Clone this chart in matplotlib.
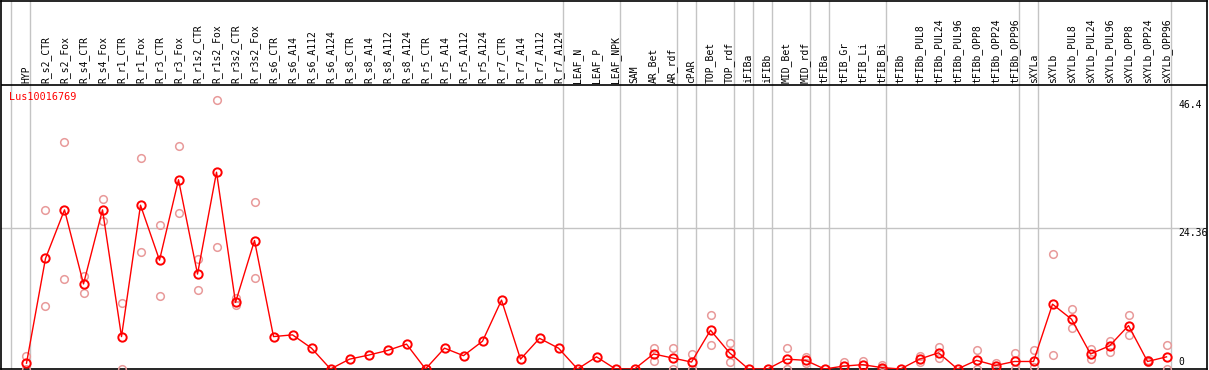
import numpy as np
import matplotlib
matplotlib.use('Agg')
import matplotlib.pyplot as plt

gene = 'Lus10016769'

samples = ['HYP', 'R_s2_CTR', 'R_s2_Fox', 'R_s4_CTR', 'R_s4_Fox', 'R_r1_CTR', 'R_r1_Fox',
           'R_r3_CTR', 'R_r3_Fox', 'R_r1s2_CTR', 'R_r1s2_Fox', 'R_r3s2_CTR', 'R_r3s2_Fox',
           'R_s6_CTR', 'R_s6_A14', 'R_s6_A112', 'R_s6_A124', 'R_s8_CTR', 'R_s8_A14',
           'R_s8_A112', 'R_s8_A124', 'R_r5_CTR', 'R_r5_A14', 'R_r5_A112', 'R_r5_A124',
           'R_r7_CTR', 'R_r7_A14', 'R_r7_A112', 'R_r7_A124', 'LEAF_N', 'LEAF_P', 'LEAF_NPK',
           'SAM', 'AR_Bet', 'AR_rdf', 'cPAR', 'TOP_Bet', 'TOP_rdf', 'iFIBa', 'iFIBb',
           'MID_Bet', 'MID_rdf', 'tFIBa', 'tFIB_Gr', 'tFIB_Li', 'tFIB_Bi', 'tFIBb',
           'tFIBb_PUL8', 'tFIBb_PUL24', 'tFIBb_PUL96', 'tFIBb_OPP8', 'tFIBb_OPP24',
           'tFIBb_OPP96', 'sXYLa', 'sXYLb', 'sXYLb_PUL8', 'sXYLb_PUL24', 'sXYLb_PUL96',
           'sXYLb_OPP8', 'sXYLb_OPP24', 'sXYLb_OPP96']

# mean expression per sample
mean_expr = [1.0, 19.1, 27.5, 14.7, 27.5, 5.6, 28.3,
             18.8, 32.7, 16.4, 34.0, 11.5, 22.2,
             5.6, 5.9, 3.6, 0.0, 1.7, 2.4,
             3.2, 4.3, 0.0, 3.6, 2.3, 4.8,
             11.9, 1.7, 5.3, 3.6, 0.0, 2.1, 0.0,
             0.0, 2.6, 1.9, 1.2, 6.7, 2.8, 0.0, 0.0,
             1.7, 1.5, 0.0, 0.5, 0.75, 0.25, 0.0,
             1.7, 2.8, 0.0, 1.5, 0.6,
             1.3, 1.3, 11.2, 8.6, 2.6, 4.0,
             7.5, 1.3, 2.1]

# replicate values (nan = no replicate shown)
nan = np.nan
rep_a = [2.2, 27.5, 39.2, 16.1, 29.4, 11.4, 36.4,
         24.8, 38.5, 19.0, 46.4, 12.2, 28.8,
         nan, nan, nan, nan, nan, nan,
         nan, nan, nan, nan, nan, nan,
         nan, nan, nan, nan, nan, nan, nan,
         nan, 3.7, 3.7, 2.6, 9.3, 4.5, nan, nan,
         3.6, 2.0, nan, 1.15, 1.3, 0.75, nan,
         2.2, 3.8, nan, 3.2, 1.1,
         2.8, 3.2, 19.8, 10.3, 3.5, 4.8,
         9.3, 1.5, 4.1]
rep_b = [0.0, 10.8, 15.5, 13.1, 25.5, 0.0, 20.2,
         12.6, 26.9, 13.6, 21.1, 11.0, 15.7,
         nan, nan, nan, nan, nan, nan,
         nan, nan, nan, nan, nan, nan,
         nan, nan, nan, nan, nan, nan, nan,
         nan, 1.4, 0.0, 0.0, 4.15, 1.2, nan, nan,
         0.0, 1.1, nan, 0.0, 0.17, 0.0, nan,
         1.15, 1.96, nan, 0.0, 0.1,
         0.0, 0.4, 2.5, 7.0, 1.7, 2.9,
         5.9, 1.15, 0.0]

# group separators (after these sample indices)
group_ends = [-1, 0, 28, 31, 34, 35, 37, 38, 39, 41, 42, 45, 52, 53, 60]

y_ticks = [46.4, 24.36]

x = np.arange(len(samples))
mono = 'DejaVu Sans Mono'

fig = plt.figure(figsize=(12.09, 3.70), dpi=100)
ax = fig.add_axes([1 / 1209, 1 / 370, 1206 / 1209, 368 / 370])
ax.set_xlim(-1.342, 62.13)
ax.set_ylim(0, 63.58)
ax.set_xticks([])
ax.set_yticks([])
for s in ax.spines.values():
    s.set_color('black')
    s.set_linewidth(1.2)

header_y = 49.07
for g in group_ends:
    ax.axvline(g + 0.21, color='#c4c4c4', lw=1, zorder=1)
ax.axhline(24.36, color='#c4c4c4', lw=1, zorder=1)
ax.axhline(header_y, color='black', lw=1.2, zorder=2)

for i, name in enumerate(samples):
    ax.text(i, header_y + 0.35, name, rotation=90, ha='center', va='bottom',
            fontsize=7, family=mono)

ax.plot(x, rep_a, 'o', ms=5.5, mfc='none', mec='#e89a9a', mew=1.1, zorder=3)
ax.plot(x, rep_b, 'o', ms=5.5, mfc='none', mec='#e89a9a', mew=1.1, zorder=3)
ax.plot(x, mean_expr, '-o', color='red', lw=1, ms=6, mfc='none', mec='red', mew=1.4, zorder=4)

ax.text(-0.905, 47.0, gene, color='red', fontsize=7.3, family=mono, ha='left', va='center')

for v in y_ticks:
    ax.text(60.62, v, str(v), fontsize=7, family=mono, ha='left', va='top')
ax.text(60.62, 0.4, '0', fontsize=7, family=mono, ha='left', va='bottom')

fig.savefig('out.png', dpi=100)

------------------------------------------------------------

Stated exercise »
Return the full material word for word. Do not include the pictures.

Task answer »
Clone this chart in matplotlib.
import numpy as np
import matplotlib
matplotlib.use('Agg')
import matplotlib.pyplot as plt

gene = 'Lus10016769'

samples = ['HYP', 'R_s2_CTR', 'R_s2_Fox', 'R_s4_CTR', 'R_s4_Fox', 'R_r1_CTR', 'R_r1_Fox',
           'R_r3_CTR', 'R_r3_Fox', 'R_r1s2_CTR', 'R_r1s2_Fox', 'R_r3s2_CTR', 'R_r3s2_Fox',
           'R_s6_CTR', 'R_s6_A14', 'R_s6_A112', 'R_s6_A124', 'R_s8_CTR', 'R_s8_A14',
           'R_s8_A112', 'R_s8_A124', 'R_r5_CTR', 'R_r5_A14', 'R_r5_A112', 'R_r5_A124',
           'R_r7_CTR', 'R_r7_A14', 'R_r7_A112', 'R_r7_A124', 'LEAF_N', 'LEAF_P', 'LEAF_NPK',
           'SAM', 'AR_Bet', 'AR_rdf', 'cPAR', 'TOP_Bet', 'TOP_rdf', 'iFIBa', 'iFIBb',
           'MID_Bet', 'MID_rdf', 'tFIBa', 'tFIB_Gr', 'tFIB_Li', 'tFIB_Bi', 'tFIBb',
           'tFIBb_PUL8', 'tFIBb_PUL24', 'tFIBb_PUL96', 'tFIBb_OPP8', 'tFIBb_OPP24',
           'tFIBb_OPP96', 'sXYLa', 'sXYLb', 'sXYLb_PUL8', 'sXYLb_PUL24', 'sXYLb_PUL96',
           'sXYLb_OPP8', 'sXYLb_OPP24', 'sXYLb_OPP96']

# mean expression per sample
mean_expr = [1.0, 19.1, 27.5, 14.7, 27.5, 5.6, 28.3,
             18.8, 32.7, 16.4, 34.0, 11.5, 22.2,
             5.6, 5.9, 3.6, 0.0, 1.7, 2.4,
             3.2, 4.3, 0.0, 3.6, 2.3, 4.8,
             11.9, 1.7, 5.3, 3.6, 0.0, 2.1, 0.0,
             0.0, 2.6, 1.9, 1.2, 6.7, 2.8, 0.0, 0.0,
             1.7, 1.5, 0.0, 0.5, 0.75, 0.25, 0.0,
             1.7, 2.8, 0.0, 1.5, 0.6,
             1.3, 1.3, 11.2, 8.6, 2.6, 4.0,
             7.5, 1.3, 2.1]

# replicate values (nan = no replicate shown)
nan = np.nan
rep_a = [2.2, 27.5, 39.2, 16.1, 29.4, 11.4, 36.4,
         24.8, 38.5, 19.0, 46.4, 12.2, 28.8,
         nan, nan, nan, nan, nan, nan,
         nan, nan, nan, nan, nan, nan,
         nan, nan, nan, nan, nan, nan, nan,
         nan, 3.7, 3.7, 2.6, 9.3, 4.5, nan, nan,
         3.6, 2.0, nan, 1.15, 1.3, 0.75, nan,
         2.2, 3.8, nan, 3.2, 1.1,
         2.8, 3.2, 19.8, 10.3, 3.5, 4.8,
         9.3, 1.5, 4.1]
rep_b = [0.0, 10.8, 15.5, 13.1, 25.5, 0.0, 20.2,
         12.6, 26.9, 13.6, 21.1, 11.0, 15.7,
         nan, nan, nan, nan, nan, nan,
         nan, nan, nan, nan, nan, nan,
         nan, nan, nan, nan, nan, nan, nan,
         nan, 1.4, 0.0, 0.0, 4.15, 1.2, nan, nan,
         0.0, 1.1, nan, 0.0, 0.17, 0.0, nan,
         1.15, 1.96, nan, 0.0, 0.1,
         0.0, 0.4, 2.5, 7.0, 1.7, 2.9,
         5.9, 1.15, 0.0]

# group separators (after these sample indices)
group_ends = [-1, 0, 28, 31, 34, 35, 37, 38, 39, 41, 42, 45, 52, 53, 60]

y_ticks = [46.4, 24.36]

x = np.arange(len(samples))
mono = 'DejaVu Sans Mono'

fig = plt.figure(figsize=(12.09, 3.70), dpi=100)
ax = fig.add_axes([1 / 1209, 1 / 370, 1206 / 1209, 368 / 370])
ax.set_xlim(-1.342, 62.13)
ax.set_ylim(0, 63.58)
ax.set_xticks([])
ax.set_yticks([])
for s in ax.spines.values():
    s.set_color('black')
    s.set_linewidth(1.2)

header_y = 49.07
for g in group_ends:
    ax.axvline(g + 0.21, color='#c4c4c4', lw=1, zorder=1)
ax.axhline(24.36, color='#c4c4c4', lw=1, zorder=1)
ax.axhline(header_y, color='black', lw=1.2, zorder=2)

for i, name in enumerate(samples):
    ax.text(i, header_y + 0.35, name, rotation=90, ha='center', va='bottom',
            fontsize=7, family=mono)

ax.plot(x, rep_a, 'o', ms=5.5, mfc='none', mec='#e89a9a', mew=1.1, zorder=3)
ax.plot(x, rep_b, 'o', ms=5.5, mfc='none', mec='#e89a9a', mew=1.1, zorder=3)
ax.plot(x, mean_expr, '-o', color='red', lw=1, ms=6, mfc='none', mec='red', mew=1.4, zorder=4)

ax.text(-0.905, 47.0, gene, color='red', fontsize=7.3, family=mono, ha='left', va='center')

for v in y_ticks:
    ax.text(60.62, v, str(v), fontsize=7, family=mono, ha='left', va='top')
ax.text(60.62, 0.4, '0', fontsize=7, family=mono, ha='left', va='bottom')

fig.savefig('out.png', dpi=100)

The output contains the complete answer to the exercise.